# Task to complete:
Return exactly the lines that run from the beginning through the line containing "25-year measles record</text>", both included, and no others.

***

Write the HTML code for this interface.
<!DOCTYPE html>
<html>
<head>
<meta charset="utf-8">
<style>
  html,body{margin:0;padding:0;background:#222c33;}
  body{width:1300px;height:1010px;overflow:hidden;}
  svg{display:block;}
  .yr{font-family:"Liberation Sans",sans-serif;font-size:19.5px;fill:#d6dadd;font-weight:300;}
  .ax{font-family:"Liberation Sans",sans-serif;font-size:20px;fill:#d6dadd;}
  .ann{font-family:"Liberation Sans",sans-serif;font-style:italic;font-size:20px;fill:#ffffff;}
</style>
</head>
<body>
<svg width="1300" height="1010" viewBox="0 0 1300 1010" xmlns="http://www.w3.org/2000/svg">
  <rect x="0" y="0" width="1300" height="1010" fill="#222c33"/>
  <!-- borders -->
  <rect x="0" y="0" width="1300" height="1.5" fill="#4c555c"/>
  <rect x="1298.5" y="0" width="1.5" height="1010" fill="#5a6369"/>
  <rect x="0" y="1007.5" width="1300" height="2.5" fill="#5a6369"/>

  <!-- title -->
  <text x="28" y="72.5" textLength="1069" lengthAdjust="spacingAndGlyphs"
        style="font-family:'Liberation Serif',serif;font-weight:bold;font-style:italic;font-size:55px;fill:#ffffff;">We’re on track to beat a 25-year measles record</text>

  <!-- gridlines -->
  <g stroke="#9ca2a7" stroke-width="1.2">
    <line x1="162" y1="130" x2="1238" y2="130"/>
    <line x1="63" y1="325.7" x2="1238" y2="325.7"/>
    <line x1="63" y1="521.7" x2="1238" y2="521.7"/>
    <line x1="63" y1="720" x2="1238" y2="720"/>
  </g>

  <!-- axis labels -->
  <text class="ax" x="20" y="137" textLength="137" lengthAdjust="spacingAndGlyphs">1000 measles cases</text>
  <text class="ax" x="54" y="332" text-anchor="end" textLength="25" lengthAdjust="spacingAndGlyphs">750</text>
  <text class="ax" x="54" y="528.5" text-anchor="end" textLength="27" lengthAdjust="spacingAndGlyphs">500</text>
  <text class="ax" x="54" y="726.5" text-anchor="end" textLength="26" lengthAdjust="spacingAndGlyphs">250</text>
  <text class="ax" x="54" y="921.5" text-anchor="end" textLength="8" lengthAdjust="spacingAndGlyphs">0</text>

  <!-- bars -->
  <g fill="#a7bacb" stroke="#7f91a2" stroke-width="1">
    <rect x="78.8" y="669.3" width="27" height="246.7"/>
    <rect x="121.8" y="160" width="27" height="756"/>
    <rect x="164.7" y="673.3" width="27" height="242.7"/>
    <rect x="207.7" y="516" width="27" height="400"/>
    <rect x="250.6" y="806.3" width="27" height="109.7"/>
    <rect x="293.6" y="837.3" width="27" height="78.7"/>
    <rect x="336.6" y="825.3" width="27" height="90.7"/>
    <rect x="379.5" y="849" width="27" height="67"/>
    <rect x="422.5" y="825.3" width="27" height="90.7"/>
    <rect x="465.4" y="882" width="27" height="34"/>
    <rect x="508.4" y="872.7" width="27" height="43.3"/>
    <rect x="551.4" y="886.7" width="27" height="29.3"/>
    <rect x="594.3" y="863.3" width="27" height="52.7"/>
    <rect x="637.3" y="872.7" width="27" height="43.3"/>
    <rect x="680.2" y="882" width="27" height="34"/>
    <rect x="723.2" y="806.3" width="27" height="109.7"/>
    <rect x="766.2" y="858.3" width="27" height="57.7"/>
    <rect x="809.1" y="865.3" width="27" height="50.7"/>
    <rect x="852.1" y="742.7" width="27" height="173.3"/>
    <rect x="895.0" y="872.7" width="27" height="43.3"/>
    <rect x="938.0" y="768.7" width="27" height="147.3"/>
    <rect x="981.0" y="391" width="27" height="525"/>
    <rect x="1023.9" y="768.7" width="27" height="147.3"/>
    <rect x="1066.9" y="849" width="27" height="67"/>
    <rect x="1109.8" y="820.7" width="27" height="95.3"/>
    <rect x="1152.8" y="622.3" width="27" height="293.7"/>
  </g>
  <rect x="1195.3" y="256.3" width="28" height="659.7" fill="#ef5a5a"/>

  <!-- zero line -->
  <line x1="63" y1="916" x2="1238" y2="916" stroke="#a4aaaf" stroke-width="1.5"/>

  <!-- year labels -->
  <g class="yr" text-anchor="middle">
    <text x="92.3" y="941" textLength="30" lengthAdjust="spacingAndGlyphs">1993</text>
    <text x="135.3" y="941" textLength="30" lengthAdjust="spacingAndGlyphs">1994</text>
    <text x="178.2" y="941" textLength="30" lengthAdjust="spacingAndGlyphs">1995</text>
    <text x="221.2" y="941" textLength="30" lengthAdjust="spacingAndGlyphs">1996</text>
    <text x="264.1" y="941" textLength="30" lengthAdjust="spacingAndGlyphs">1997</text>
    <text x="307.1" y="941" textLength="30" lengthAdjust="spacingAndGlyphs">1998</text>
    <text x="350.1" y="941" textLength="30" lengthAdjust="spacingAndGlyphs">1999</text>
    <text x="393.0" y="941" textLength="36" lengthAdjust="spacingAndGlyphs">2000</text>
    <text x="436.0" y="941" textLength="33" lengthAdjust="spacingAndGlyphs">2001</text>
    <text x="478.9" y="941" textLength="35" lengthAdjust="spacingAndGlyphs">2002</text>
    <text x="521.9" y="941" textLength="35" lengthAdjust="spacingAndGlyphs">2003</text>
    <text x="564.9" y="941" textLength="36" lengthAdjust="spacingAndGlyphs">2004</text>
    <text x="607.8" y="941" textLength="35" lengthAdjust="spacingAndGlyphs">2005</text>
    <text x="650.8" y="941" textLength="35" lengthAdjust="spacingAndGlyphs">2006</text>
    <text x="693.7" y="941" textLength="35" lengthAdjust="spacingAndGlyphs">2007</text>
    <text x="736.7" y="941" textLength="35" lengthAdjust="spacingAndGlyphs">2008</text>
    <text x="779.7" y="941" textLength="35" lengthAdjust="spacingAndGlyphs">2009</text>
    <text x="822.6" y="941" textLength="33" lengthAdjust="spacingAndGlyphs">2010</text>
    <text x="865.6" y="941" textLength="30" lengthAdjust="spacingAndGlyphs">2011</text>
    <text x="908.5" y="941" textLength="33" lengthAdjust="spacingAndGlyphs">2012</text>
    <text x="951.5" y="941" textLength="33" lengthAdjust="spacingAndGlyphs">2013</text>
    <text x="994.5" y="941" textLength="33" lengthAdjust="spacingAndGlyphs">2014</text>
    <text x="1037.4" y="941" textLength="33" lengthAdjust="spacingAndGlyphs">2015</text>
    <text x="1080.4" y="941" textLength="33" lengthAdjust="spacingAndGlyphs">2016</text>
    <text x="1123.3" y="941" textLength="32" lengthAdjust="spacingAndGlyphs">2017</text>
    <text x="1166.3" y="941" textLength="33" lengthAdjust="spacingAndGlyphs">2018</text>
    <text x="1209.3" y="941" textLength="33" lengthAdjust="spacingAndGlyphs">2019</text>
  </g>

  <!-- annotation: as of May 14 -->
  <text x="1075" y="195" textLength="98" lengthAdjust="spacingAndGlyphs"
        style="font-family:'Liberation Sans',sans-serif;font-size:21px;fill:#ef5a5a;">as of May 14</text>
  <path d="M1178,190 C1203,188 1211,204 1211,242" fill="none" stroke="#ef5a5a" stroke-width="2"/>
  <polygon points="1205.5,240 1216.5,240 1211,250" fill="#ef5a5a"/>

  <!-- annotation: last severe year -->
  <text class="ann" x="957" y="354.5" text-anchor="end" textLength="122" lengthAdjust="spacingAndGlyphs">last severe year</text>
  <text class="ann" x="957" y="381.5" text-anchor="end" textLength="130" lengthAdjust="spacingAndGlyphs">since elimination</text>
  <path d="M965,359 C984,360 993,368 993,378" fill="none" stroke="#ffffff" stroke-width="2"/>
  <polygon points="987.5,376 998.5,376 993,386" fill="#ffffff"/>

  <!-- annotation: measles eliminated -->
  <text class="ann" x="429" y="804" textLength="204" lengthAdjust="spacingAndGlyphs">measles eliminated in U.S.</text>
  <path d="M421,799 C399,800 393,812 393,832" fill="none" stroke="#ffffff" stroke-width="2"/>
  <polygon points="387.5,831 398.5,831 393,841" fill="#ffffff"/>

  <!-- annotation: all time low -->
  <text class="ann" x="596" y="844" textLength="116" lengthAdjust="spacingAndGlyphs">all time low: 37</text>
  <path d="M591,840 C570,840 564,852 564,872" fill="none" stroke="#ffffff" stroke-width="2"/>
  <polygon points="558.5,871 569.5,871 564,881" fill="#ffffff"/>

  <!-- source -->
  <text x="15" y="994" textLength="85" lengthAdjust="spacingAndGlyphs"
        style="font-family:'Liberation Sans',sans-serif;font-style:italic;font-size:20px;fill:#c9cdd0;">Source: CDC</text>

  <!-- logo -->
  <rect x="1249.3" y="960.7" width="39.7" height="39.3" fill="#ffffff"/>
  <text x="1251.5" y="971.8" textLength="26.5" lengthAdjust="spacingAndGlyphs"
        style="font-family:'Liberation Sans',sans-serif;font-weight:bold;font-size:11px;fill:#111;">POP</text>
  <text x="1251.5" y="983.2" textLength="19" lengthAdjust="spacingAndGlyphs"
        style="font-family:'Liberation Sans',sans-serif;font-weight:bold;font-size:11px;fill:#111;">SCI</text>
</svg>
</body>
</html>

***

# Task answer:
Write the HTML code for this interface.
<!DOCTYPE html>
<html>
<head>
<meta charset="utf-8">
<style>
  html,body{margin:0;padding:0;background:#222c33;}
  body{width:1300px;height:1010px;overflow:hidden;}
  svg{display:block;}
  .yr{font-family:"Liberation Sans",sans-serif;font-size:19.5px;fill:#d6dadd;font-weight:300;}
  .ax{font-family:"Liberation Sans",sans-serif;font-size:20px;fill:#d6dadd;}
  .ann{font-family:"Liberation Sans",sans-serif;font-style:italic;font-size:20px;fill:#ffffff;}
</style>
</head>
<body>
<svg width="1300" height="1010" viewBox="0 0 1300 1010" xmlns="http://www.w3.org/2000/svg">
  <rect x="0" y="0" width="1300" height="1010" fill="#222c33"/>
  <!-- borders -->
  <rect x="0" y="0" width="1300" height="1.5" fill="#4c555c"/>
  <rect x="1298.5" y="0" width="1.5" height="1010" fill="#5a6369"/>
  <rect x="0" y="1007.5" width="1300" height="2.5" fill="#5a6369"/>

  <!-- title -->
  <text x="28" y="72.5" textLength="1069" lengthAdjust="spacingAndGlyphs"
        style="font-family:'Liberation Serif',serif;font-weight:bold;font-style:italic;font-size:55px;fill:#ffffff;">We’re on track to beat a 25-year measles record</text>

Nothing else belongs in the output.